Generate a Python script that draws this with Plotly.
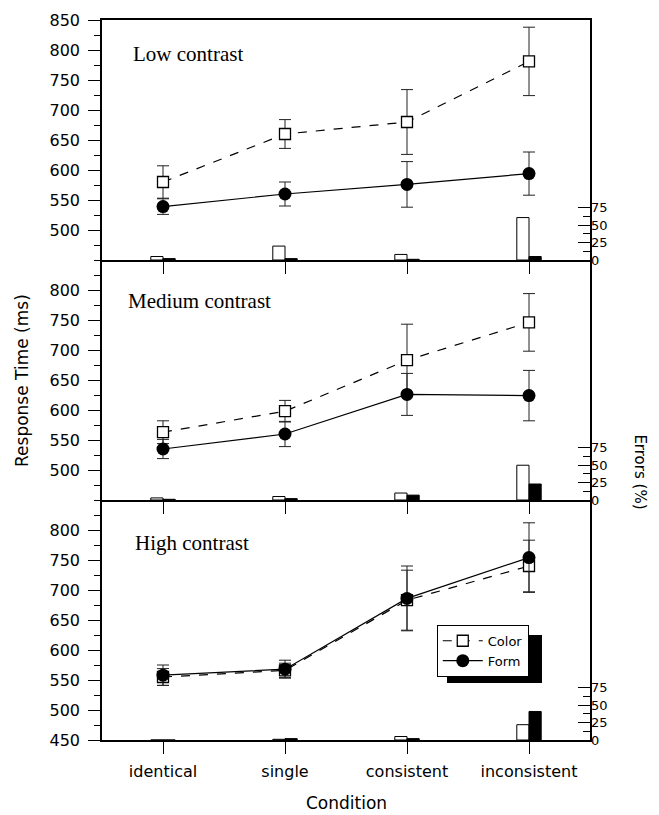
import plotly.graph_objects as go

categories = ["identical", "single", "consistent", "inconsistent"]
panel_names = ["Low contrast", "Medium contrast", "High contrast"]

# Response times (ms) and error bar half-widths
low_color_rt = [580, 660, 680, 781]
low_color_sd = [27, 24, 54, 57]
low_form_rt = [539, 560, 576, 594]
low_form_sd = [13, 20, 38, 36]

med_color_rt = [563, 598, 683, 746]
med_color_sd = [19, 18, 60, 48]
med_form_rt = [535, 560, 626, 624]
med_form_sd = [16, 21, 35, 42]

high_color_rt = [555, 566, 683, 740]
high_color_sd = [14, 12, 50, 43]
high_form_rt = [558, 568, 686, 754]
high_form_sd = [17, 15, 54, 58]

# Error percentages
low_color_pe = [5, 20, 8, 61]
low_form_pe = [2, 2, 1, 5]
med_color_pe = [3, 5, 10, 50]
med_form_pe = [1, 2, 7, 23]
high_color_pe = [0, 1, 5, 22]
high_form_pe = [0, 2, 2, 41]

rt_ticks = [[500, 550, 600, 650, 700, 750, 800, 850],
            [500, 550, 600, 650, 700, 750, 800],
            [450, 500, 550, 600, 650, 700, 750, 800]]
err_ticks = [0, 25, 50, 75]

data = [
    (low_color_rt, low_color_sd, low_form_rt, low_form_sd, low_color_pe, low_form_pe),
    (med_color_rt, med_color_sd, med_form_rt, med_form_sd, med_color_pe, med_form_pe),
    (high_color_rt, high_color_sd, high_form_rt, high_form_sd, high_color_pe, high_form_pe),
]

SANS = "DejaVu Sans"
SERIF = "Liberation Serif"
domains = [[2/3, 1], [1/3, 2/3], [0, 1/3]]
label_xpos = [0.059, 0.050, 0.063]
label_ypos = [0.86, 0.83, 0.82]

fig = go.Figure()
layout = {}
annotations = []

for i, (crt, csd, frt, fsd, cpe, fpe) in enumerate(data):
    k = i + 1
    xname = "x" if k == 1 else f"x{k}"
    yrt = "y" if k == 1 else f"y{2*k-1}"
    yer = f"y{2*k}"
    xkey = "xaxis" if k == 1 else f"xaxis{k}"
    yrtkey = "yaxis" if k == 1 else f"yaxis{2*k-1}"
    yerkey = f"yaxis{2*k}"

    # error percentages as bars
    fig.add_trace(go.Bar(x=categories, y=cpe, xaxis=xname, yaxis=yer,
                         width=0.1, offset=-0.1,
                         marker=dict(color="white", line=dict(color="black", width=1)),
                         showlegend=False, hoverinfo="skip"))
    fig.add_trace(go.Bar(x=categories, y=fpe, xaxis=xname, yaxis=yer,
                         width=0.1, offset=0.0,
                         marker=dict(color="black", line=dict(color="black", width=1)),
                         showlegend=False, hoverinfo="skip"))

    fig.add_trace(go.Scatter(x=categories, y=crt, xaxis=xname, yaxis=yrt,
                             mode="lines+markers", name="Color",
                             showlegend=(k == 3), legendrank=1,
                             line=dict(color="black", width=1.2, dash="dash"),
                             marker=dict(symbol="square", size=11, color="white",
                                         line=dict(color="black", width=1.3)),
                             error_y=dict(type="data", array=csd, color="#222",
                                          thickness=1, width=6)))
    fig.add_trace(go.Scatter(x=categories, y=frt, xaxis=xname, yaxis=yrt,
                             mode="lines+markers", name="Form",
                             showlegend=(k == 3), legendrank=2,
                             line=dict(color="black", width=1.2),
                             marker=dict(symbol="circle", size=13, color="black"),
                             error_y=dict(type="data", array=fsd, color="#222",
                                          thickness=1, width=6)))

    layout[xkey] = dict(domain=[0, 1], anchor=yrt, type="category",
                        categoryorder="array", categoryarray=categories,
                        range=[-0.5, 3.5], showline=True, mirror=(k == 1),
                        linecolor="black", linewidth=1.5, ticks="outside",
                        ticklen=12, tickwidth=1.3, tickcolor="black",
                        showgrid=False, zeroline=False, automargin=False,
                        showticklabels=(k == 3), ticklabelstandoff=4,
                        tickfont=dict(family=SANS, size=16, color="black"))
    if k != 3:
        layout[xkey]["matches"] = "x3"

    layout[yrtkey] = dict(domain=domains[i], anchor=xname, range=[450, 850],
                          tickmode="array", tickvals=rt_ticks[i],
                          showline=True, mirror=True, linecolor="black",
                          linewidth=1.5, ticks="outside", ticklen=12,
                          tickwidth=1.3, tickcolor="black",
                          ticklabelstandoff=5, automargin=False,
                          minor=dict(tickmode="linear", tick0=450, dtick=25,
                                     ticks="outside", ticklen=6, tickcolor="black",
                                     tickwidth=1.2),
                          showgrid=False, zeroline=False,
                          tickfont=dict(family=SANS, size=16, color="black"))
    layout[yerkey] = dict(overlaying=yrt, anchor=xname, side="right",
                          range=[0, 345], tickmode="array", tickvals=err_ticks,
                          ticks="inside", ticklen=12, tickwidth=1.3,
                          tickcolor="black", automargin=False,
                          minor=dict(tickmode="array", tickvals=[12.5, 37.5, 62.5],
                                     ticks="inside", ticklen=7, tickcolor="black",
                                     tickwidth=1.2),
                          showline=False, showgrid=False, zeroline=False,
                          tickfont=dict(family=SANS, size=13, color="black"))

    annotations.append(dict(text=panel_names[i], xref=f"{xname} domain",
                            yref=f"{yrt} domain", x=label_xpos[i], y=label_ypos[i],
                            xanchor="left", yanchor="middle", showarrow=False,
                            font=dict(family=SERIF, size=21, color="black")))

annotations.append(dict(text="Response Time (ms)", xref="paper", yref="paper",
                        x=-0.164, y=0.5, textangle=-90, showarrow=False,
                        xanchor="center", yanchor="middle",
                        font=dict(family=SANS, size=17, color="black")))
annotations.append(dict(text="Errors (%)", xref="paper", yref="y4",
                        x=1.102, y=40, textangle=90, showarrow=False,
                        xanchor="center", yanchor="middle",
                        font=dict(family=SANS, size=15, color="black")))
annotations.append(dict(text="Condition", xref="paper", yref="paper",
                        x=0.5, y=-0.0875, showarrow=False,
                        xanchor="center", yanchor="middle",
                        font=dict(family=SANS, size=17, color="black")))

shapes = [dict(type="rect", xref="paper", yref="paper",
               x0=0.707, x1=0.9016, y0=0.079, y1=0.146,
               fillcolor="black", line=dict(width=0), layer="above")]

# the page body adds an 8px offset, so the figure is 8px smaller on each axis
fig.update_layout(
    width=651, height=807,
    margin=dict(l=94, r=69, t=12, b=75, autoexpand=False),
    paper_bgcolor="white", plot_bgcolor="white",
    barmode="overlay",
    annotations=annotations, shapes=shapes,
    legend=dict(x=0.686, y=0.16, xanchor="left", yanchor="top",
                bgcolor="white", bordercolor="black", borderwidth=1,
                font=dict(family=SANS, size=13, color="black"),
                traceorder="normal", itemwidth=40,
                tracegroupgap=0),
    **layout,
)

fig.write_html("out.html")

## Goal
Take the listing and print it again exactly, but without any pictures.

## Exercise output
Generate a Python script that draws this with Plotly.
import plotly.graph_objects as go

categories = ["identical", "single", "consistent", "inconsistent"]
panel_names = ["Low contrast", "Medium contrast", "High contrast"]

# Response times (ms) and error bar half-widths
low_color_rt = [580, 660, 680, 781]
low_color_sd = [27, 24, 54, 57]
low_form_rt = [539, 560, 576, 594]
low_form_sd = [13, 20, 38, 36]

med_color_rt = [563, 598, 683, 746]
med_color_sd = [19, 18, 60, 48]
med_form_rt = [535, 560, 626, 624]
med_form_sd = [16, 21, 35, 42]

high_color_rt = [555, 566, 683, 740]
high_color_sd = [14, 12, 50, 43]
high_form_rt = [558, 568, 686, 754]
high_form_sd = [17, 15, 54, 58]

# Error percentages
low_color_pe = [5, 20, 8, 61]
low_form_pe = [2, 2, 1, 5]
med_color_pe = [3, 5, 10, 50]
med_form_pe = [1, 2, 7, 23]
high_color_pe = [0, 1, 5, 22]
high_form_pe = [0, 2, 2, 41]

rt_ticks = [[500, 550, 600, 650, 700, 750, 800, 850],
            [500, 550, 600, 650, 700, 750, 800],
            [450, 500, 550, 600, 650, 700, 750, 800]]
err_ticks = [0, 25, 50, 75]

data = [
    (low_color_rt, low_color_sd, low_form_rt, low_form_sd, low_color_pe, low_form_pe),
    (med_color_rt, med_color_sd, med_form_rt, med_form_sd, med_color_pe, med_form_pe),
    (high_color_rt, high_color_sd, high_form_rt, high_form_sd, high_color_pe, high_form_pe),
]

SANS = "DejaVu Sans"
SERIF = "Liberation Serif"
domains = [[2/3, 1], [1/3, 2/3], [0, 1/3]]
label_xpos = [0.059, 0.050, 0.063]
label_ypos = [0.86, 0.83, 0.82]

fig = go.Figure()
layout = {}
annotations = []

for i, (crt, csd, frt, fsd, cpe, fpe) in enumerate(data):
    k = i + 1
    xname = "x" if k == 1 else f"x{k}"
    yrt = "y" if k == 1 else f"y{2*k-1}"
    yer = f"y{2*k}"
    xkey = "xaxis" if k == 1 else f"xaxis{k}"
    yrtkey = "yaxis" if k == 1 else f"yaxis{2*k-1}"
    yerkey = f"yaxis{2*k}"

    # error percentages as bars
    fig.add_trace(go.Bar(x=categories, y=cpe, xaxis=xname, yaxis=yer,
                         width=0.1, offset=-0.1,
                         marker=dict(color="white", line=dict(color="black", width=1)),
                         showlegend=False, hoverinfo="skip"))
    fig.add_trace(go.Bar(x=categories, y=fpe, xaxis=xname, yaxis=yer,
                         width=0.1, offset=0.0,
                         marker=dict(color="black", line=dict(color="black", width=1)),
                         showlegend=False, hoverinfo="skip"))

    fig.add_trace(go.Scatter(x=categories, y=crt, xaxis=xname, yaxis=yrt,
                             mode="lines+markers", name="Color",
                             showlegend=(k == 3), legendrank=1,
                             line=dict(color="black", width=1.2, dash="dash"),
                             marker=dict(symbol="square", size=11, color="white",
                                         line=dict(color="black", width=1.3)),
                             error_y=dict(type="data", array=csd, color="#222",
                                          thickness=1, width=6)))
    fig.add_trace(go.Scatter(x=categories, y=frt, xaxis=xname, yaxis=yrt,
                             mode="lines+markers", name="Form",
                             showlegend=(k == 3), legendrank=2,
                             line=dict(color="black", width=1.2),
                             marker=dict(symbol="circle", size=13, color="black"),
                             error_y=dict(type="data", array=fsd, color="#222",
                                          thickness=1, width=6)))

    layout[xkey] = dict(domain=[0, 1], anchor=yrt, type="category",
                        categoryorder="array", categoryarray=categories,
                        range=[-0.5, 3.5], showline=True, mirror=(k == 1),
                        linecolor="black", linewidth=1.5, ticks="outside",
                        ticklen=12, tickwidth=1.3, tickcolor="black",
                        showgrid=False, zeroline=False, automargin=False,
                        showticklabels=(k == 3), ticklabelstandoff=4,
                        tickfont=dict(family=SANS, size=16, color="black"))
    if k != 3:
        layout[xkey]["matches"] = "x3"

    layout[yrtkey] = dict(domain=domains[i], anchor=xname, range=[450, 850],
                          tickmode="array", tickvals=rt_ticks[i],
                          showline=True, mirror=True, linecolor="black",
                          linewidth=1.5, ticks="outside", ticklen=12,
                          tickwidth=1.3, tickcolor="black",
                          ticklabelstandoff=5, automargin=False,
                          minor=dict(tickmode="linear", tick0=450, dtick=25,
                                     ticks="outside", ticklen=6, tickcolor="black",
                                     tickwidth=1.2),
                          showgrid=False, zeroline=False,
                          tickfont=dict(family=SANS, size=16, color="black"))
    layout[yerkey] = dict(overlaying=yrt, anchor=xname, side="right",
                          range=[0, 345], tickmode="array", tickvals=err_ticks,
                          ticks="inside", ticklen=12, tickwidth=1.3,
                          tickcolor="black", automargin=False,
                          minor=dict(tickmode="array", tickvals=[12.5, 37.5, 62.5],
                                     ticks="inside", ticklen=7, tickcolor="black",
                                     tickwidth=1.2),
                          showline=False, showgrid=False, zeroline=False,
                          tickfont=dict(family=SANS, size=13, color="black"))

    annotations.append(dict(text=panel_names[i], xref=f"{xname} domain",
                            yref=f"{yrt} domain", x=label_xpos[i], y=label_ypos[i],
                            xanchor="left", yanchor="middle", showarrow=False,
                            font=dict(family=SERIF, size=21, color="black")))

annotations.append(dict(text="Response Time (ms)", xref="paper", yref="paper",
                        x=-0.164, y=0.5, textangle=-90, showarrow=False,
                        xanchor="center", yanchor="middle",
                        font=dict(family=SANS, size=17, color="black")))
annotations.append(dict(text="Errors (%)", xref="paper", yref="y4",
                        x=1.102, y=40, textangle=90, showarrow=False,
                        xanchor="center", yanchor="middle",
                        font=dict(family=SANS, size=15, color="black")))
annotations.append(dict(text="Condition", xref="paper", yref="paper",
                        x=0.5, y=-0.0875, showarrow=False,
                        xanchor="center", yanchor="middle",
                        font=dict(family=SANS, size=17, color="black")))

shapes = [dict(type="rect", xref="paper", yref="paper",
               x0=0.707, x1=0.9016, y0=0.079, y1=0.146,
               fillcolor="black", line=dict(width=0), layer="above")]

# the page body adds an 8px offset, so the figure is 8px smaller on each axis
fig.update_layout(
    width=651, height=807,
    margin=dict(l=94, r=69, t=12, b=75, autoexpand=False),
    paper_bgcolor="white", plot_bgcolor="white",
    barmode="overlay",
    annotations=annotations, shapes=shapes,
    legend=dict(x=0.686, y=0.16, xanchor="left", yanchor="top",
                bgcolor="white", bordercolor="black", borderwidth=1,
                font=dict(family=SANS, size=13, color="black"),
                traceorder="normal", itemwidth=40,
                tracegroupgap=0),
    **layout,
)

fig.write_html("out.html")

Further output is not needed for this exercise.